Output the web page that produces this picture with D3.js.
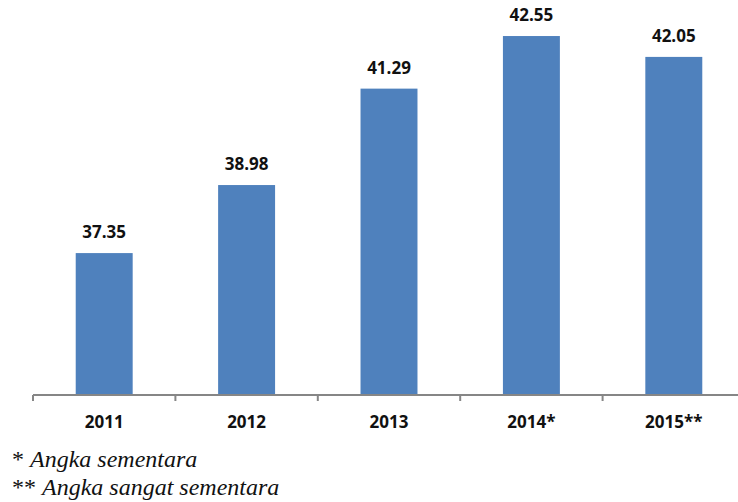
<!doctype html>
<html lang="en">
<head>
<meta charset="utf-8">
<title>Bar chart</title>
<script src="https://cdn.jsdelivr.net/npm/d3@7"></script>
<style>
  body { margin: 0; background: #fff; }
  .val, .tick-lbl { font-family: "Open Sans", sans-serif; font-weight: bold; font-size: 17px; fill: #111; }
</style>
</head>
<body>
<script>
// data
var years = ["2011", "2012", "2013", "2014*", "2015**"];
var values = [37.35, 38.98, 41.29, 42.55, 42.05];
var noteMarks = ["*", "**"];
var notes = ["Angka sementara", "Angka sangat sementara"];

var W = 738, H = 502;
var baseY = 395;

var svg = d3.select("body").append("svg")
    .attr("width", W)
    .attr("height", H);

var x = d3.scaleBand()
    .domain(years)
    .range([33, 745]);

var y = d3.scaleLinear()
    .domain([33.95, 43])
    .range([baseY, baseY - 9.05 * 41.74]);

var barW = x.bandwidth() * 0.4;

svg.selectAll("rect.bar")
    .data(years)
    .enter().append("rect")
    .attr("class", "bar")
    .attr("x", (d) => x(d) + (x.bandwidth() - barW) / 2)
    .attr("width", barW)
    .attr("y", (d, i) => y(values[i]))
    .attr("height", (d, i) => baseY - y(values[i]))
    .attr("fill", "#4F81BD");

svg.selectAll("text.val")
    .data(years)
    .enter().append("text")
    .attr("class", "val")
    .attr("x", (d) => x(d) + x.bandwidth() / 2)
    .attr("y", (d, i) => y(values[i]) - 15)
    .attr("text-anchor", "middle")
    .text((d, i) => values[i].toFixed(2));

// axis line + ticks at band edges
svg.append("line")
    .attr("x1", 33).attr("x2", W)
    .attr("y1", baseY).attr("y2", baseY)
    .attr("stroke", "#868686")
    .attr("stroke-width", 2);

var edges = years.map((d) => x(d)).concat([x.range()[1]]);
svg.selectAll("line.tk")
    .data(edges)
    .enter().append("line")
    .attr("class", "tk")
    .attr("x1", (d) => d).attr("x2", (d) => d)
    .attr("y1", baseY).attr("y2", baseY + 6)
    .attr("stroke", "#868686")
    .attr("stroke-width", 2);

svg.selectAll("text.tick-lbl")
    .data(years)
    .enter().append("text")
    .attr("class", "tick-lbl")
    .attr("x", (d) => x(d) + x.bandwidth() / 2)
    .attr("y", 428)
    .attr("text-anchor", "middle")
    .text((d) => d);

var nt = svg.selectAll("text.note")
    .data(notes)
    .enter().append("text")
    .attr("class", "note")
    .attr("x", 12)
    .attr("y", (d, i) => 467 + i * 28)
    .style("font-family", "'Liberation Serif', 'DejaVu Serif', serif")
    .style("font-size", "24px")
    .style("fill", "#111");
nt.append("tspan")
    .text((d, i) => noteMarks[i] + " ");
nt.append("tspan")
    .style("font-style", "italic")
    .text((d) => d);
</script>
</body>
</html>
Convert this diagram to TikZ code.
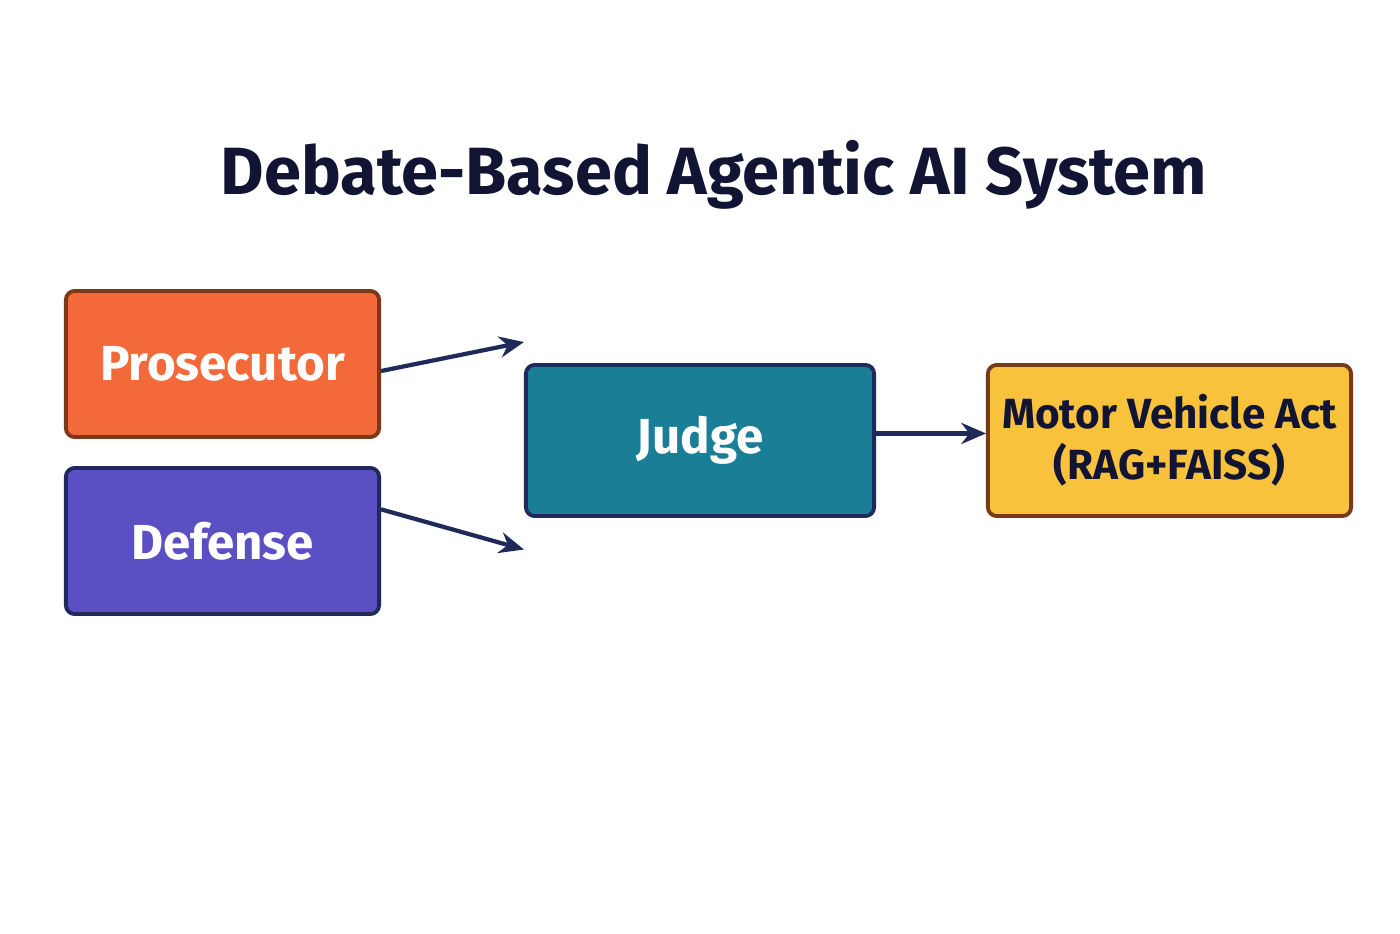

● Problem requirements: Identify the lines above that contain the word "this", then copy them.

● Answer to the task:
Output the web page that produces this picture with D3.js.
Convert this diagram to TikZ code.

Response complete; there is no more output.